[所在地]山口県岩国市周東町川上

 発見の時期は不明であるが,東京地学協会発行の「日本鉱産誌」によれば昭和18〜21年に稼行されたとの記録が残っている。マンガンを採掘した鉱山である。山口県下松市から広島県大竹市にかけて数多くのマンガン鉱山が存在していた。この鉱山もその中の1つであり小規模の鉱山だったようだ。中生層の玖珂層群のチャート中の層状マンガン鉱床である。この付近には多くのマンガン鉱山が存在していた。マンガン鉱山関係の資料には名前は出てくるものはあるが詳細な記載をしているものはほとんどなく,この鉱山もこうした鉱山の1つである。「日本鉱産誌」に少し記載が残っている程度である。質はあまり良くなかったようだ。鉱山は県道からそれ程遠くないところにある小山の山中にある。小山の西側または北西側山腹の8〜9合目あたりにあり頂上にかなり近い。
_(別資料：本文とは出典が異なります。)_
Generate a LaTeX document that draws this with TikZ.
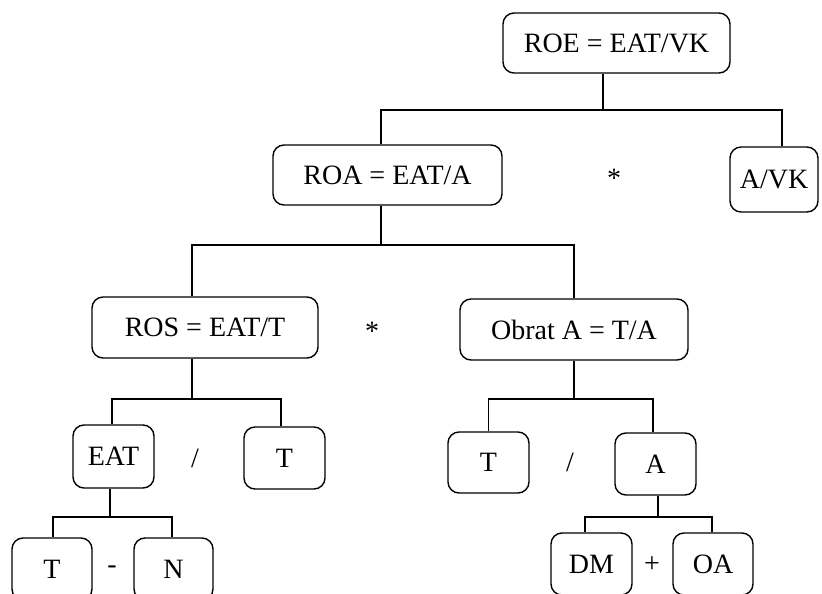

山中にあるため場所は分かりづらい。鉱山に行く道ははっきりとしたものはないが,所々人が通れるほどの細い道が残っていた。しかし,大部分は藪になっていて分からなくなっている。地質図にははっきり鉱山のマークが示されている。鉱山跡には採掘跡が残っており,現地に行けば鉱山跡だということがすぐに分かる。その採掘跡付近にマンガン鉱石が散らばっている。ほとんどの転石は放置されたマンガン鉱石の特徴により表面が黒ずんでいて,外見からでは同定は難しい。転石の多くはぼそぼそした黒い二酸化マンガン鉱の塊で非晶質様のものと思われるものであるが,一部には暗い銀色をした結晶質様の二酸化マンガン鉱も見られる。二酸化マンガン鉱は様々な黒色をしたマンガン鉱物の通称であるが,どの鉱物に該当しているのかは分析を行っていないため不明である。その他見られる鉱物はバラ輝石であるが色が全体的に淡いものが多い。他には微細な単斜鉄末野閃石(マンガノグリュネル閃石)様鉱物が見られたが念のため分析を行ったところ単斜末野閃石(マンガノカミントン閃石)であることが判明した。